To Cluster or Not to Cluster: New insight into the the segregation mechanism of high-copy bacterial plasmids

Dr. Yong Wang
Chemical and Physical Sciences, UTM
Thursday, November 19, 2015 - 12:00pm
Davenport Seminar Room, Chemistry Department, 80 St. George St.
Abstract: 
Plasmids play essential roles in bacterial metabolism, pathogenesis, and evolution, and are commonly engineered for recombinant protein synthesis and industrial fermentation. Deterring the persistence of harmful and enhancing the retention of beneficial plasmids require a better understanding of the fundamental mechanisms behind plasmid maintenance.
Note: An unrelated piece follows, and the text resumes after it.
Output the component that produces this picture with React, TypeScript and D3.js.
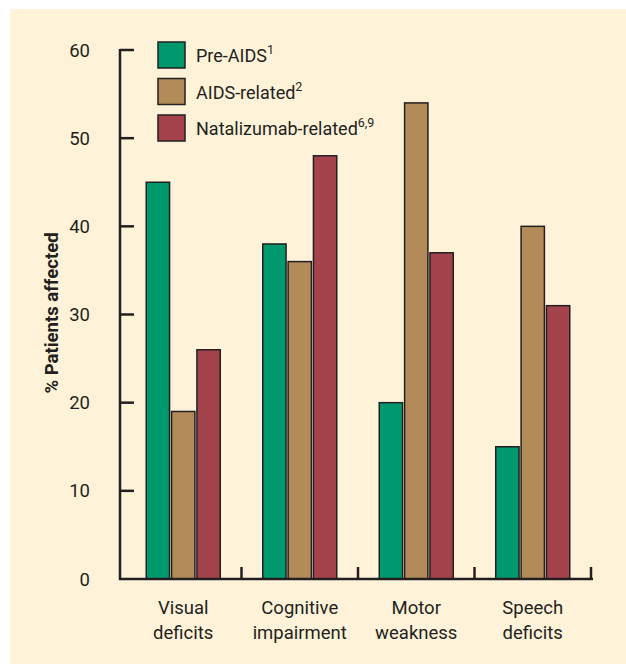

The maintenance of high-copy number (hcn) plasmids within a colony of bacteria has been commonly thought to result from simple free diffusion and random segregation. Recent microscopy experiments, however, observed hcn plasmids clustering into discrete foci, which seemed to contradict this model, and hinted at an undiscovered active mechanism, as often found in low-copy number plasmids. To address this issue, we investigated the cellular organization of hcn plasmids (ColE1-like) in bacteria using quantitative localization microscopy in combination with DNA single-molecule fluorescence in situ hybridization (smFISH). We observed that, although many hcn plasmids aggregated into large clusters, a majority of the plasmids were randomly distributed throughout the bacteria, minus an excluded volume about the chromosomal DNA. Our results indicate that neither of the previous models are complete, and suggest a "mixed distribution model" of randomly diffusing plasmids and large clustered aggregates. We also found plasmids within the chromosomal volume of the cell, suggesting that the nucleoid may not fully exclude plasmids, and that the nucleoid may be more amorphous than previously thought.